Rapid Bunavail Detox under sedation is a medical detoxification treatment offered by All Opiates Detox for patients dependent on Bunavail. It consists of sedating the patient and removing Bunavail from the brain receptor while the patient is sleeping. Acute withdrawals are precipitated with an opiate blocker. These withdrawals will pass during the sedation period.
Once the withdrawals are over, and the brain receptors are free of the opiate Bunavail, a blocker is placed to prevent any drugs from getting back into the brain receptor. The blocker of choice used at All Opiates Detox is an implant. Dr. George prefers the Naltrexone implant blocker for several reasons. First, the Naltrexone implant lasts approximately two months, as opposed to Vivitrol (lasts around 28 days) or tablets (have to be taken daily).
Another reason our physicians prefer the implant over the injection is for patients that may not be able to tolerate Naltrexone due to side effects, sensitivity or allergies. The implant can be removed from under the skin, whereas the injection stays in the body for about 28 days and therefore cannot be removed once it is administered. It is recommended to remain on Naltrexone maintenance therapy for at least one year to allow the brain to heal from the damage caused by the drug use and abuse.
Our success rate is near 100% for helping patients detox off opiates without the excruciating pain and discomfort of the withdrawals. Aftercare consisting of the Naltrexone opiate blocker, psychotherapy, and 12 step programs are recommended to ensure long-term abstinence and success.
Bunavail is used as an opiate agonist therapy for the treatment of opiate dependence. It is a semi synthetic opioid derived from thebaine of the poppy seed. Bunavail is a combination of the opiate buprenorphine and the opiate blocker naloxone.
The purpose of combining the opiate buprenorphine with naloxone is to block the “high” effect if injected intravenously. Bunavail is available in the buccal, sublingual film, strip form. It starts to work about 30 minutes after sublingual administration, with maximum effects one to two hours later. The half-life is long and varies between 24-60 hours.
It is an OPIOID.
Side effects patients may experience while using Bunavail are mild nausea, vomiting, constipation, dizziness, drowsiness, blurred vision, headache, sweating, palpitations, insomnia, mouth numbness, tongue pain and redness of the mouth.
Bunavail is a long acting opioid, so withdrawals start several hours to days after its discontinuation. Bunavail withdrawals are more severe than some of the potent opiates. Withdrawals include nausea, vomiting, hot-cold flashes, restlessness, leg cramps, muscle jerking, anxiety and sweating.
Insomnia usually lasts several weeks to months. It is withdrawals that keep the patient going back to the use of opiates and consequently unable to break the cycle of addiction.
Taking benzodiazepines, sedatives or drinking alcohol while on Bunavail can result in overdose.
Bunavail overdose symptoms include cold clammy skin, coma, fainting, hypotension, very sleepy and sluggish, slow shallow breathing, respiratory depression and death.

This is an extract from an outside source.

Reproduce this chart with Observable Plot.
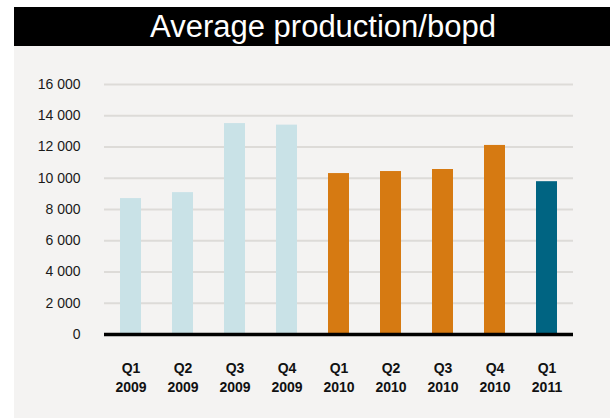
<!DOCTYPE html>
<html>
<head>
<meta charset="utf-8">
<script src="https://cdn.jsdelivr.net/npm/d3@7"></script>
<script src="https://cdn.jsdelivr.net/npm/@observablehq/plot@0.6"></script>
<style>
  html, body { margin: 0; padding: 0; background: #ffffff; }
  #wrap { position: absolute; left: 14px; top: 7px; width: 596px; }
  #title { height: 39px; background: #000; color: #fff; font-family: "Liberation Sans", Arial, sans-serif;
           font-size: 31px; line-height: 40px; text-align: center; padding-left: 22px; box-sizing: border-box; }
  #chart svg { display: block; background: #f4f3f2; }
</style>
</head>
<body>
<div id="wrap">
  <div id="title">Average production/bopd</div>
  <div id="chart"></div>
</div>
<script>
const quarters = ["Q1\n2009", "Q2\n2009", "Q3\n2009", "Q4\n2009", "Q1\n2010", "Q2\n2010", "Q3\n2010", "Q4\n2010", "Q1\n2011"];
const production = [8700, 9080, 13500, 13400, 10300, 10430, 10560, 12100, 9780];
const years = ["2009", "2009", "2009", "2009", "2010", "2010", "2010", "2010", "2011"];
const yTicks = [0, 2000, 4000, 6000, 8000, 10000, 12000, 14000, 16000];

const data = quarters.map((q, i) => ({q, v: production[i], year: years[i]}));

const chart = Plot.plot({
  width: 596,
  height: 372,
  marginLeft: 90,
  marginRight: 37,
  marginTop: 38,
  marginBottom: 84,
  style: {background: "#f4f3f2", fontFamily: "'Liberation Sans', Arial, sans-serif"},
  x: {domain: quarters, paddingInner: 0.6, paddingOuter: 0.3, label: null},
  y: {domain: [0, 16000], label: null},
  color: {domain: ["2009", "2010", "2011"], range: ["#c9e2e7", "#d67a12", "#006482"]},
  marks: [
    Plot.gridY(yTicks, {stroke: "#dddbd8", strokeOpacity: 1, strokeWidth: 2}),
    Plot.barY(data, {x: "q", y: "v", fill: "year"}),
    Plot.ruleY([0], {stroke: "#000", strokeWidth: 3.5}),
    Plot.axisY(yTicks, {tickSize: 0, tickPadding: 24, fontSize: 14, fill: "#1a1a1a",
      tickFormat: d => d3.format(",")(d).replace(/,/g, " ")}),
    Plot.axisX({tickSize: 0, tickPadding: 26, fontSize: 14, fontWeight: "bold", fill: "#111", lineHeight: 1.3})
  ]
});
document.getElementById("chart").appendChild(chart);
</script>
</body>
</html>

When opiate agonist therapy with Bunavail is used for the opioid dependent patient, it is done to satisfy the need of the opioid Mu receptor that is dependent on opiates. By this replacement therapy, the patient is still dependent on opiates.
When Bunavail is discontinued, the withdrawal syndrome will start. Bunavail is abused in several ways. Few patients have reported injecting Bunavail. Some patients report a “high” with its use.
Bunavail is sought after in the street by some patients to prevent withdrawals when they are not able to find their opiate of choice.
Improper use and abuse of Bunavail can lead to dependence, tolerance, and addiction.
Opiates can be habit forming, causing not only physical, but also psychological dependence. Withdrawals may occur if the dose of the opiates is reduced or discontinued after long term use.
Using opiates for an extended period of time can lead to tolerance, where the user needs to increase the dosage of their opiates to achieve the desired effect, whether the desired effect is pain control or euphoria.
Once the patient develops a tolerance, it becomes even more difficult to stop using due to the withdrawals. Symptoms of withdrawals are an indication of physical dependence and addiction to the opiate Bunavail. Most patients describe withdrawals as the worst, most frightening experience one will ever encounter. One can only imagine the excruciating pain when the opiate user says that they’d rather die than go through the withdrawals. Bunavail physical dependence symptoms, such as withdrawals, lead to psychological dependence. That is when addiction takes over the mind and life of the Bunavail opiate user.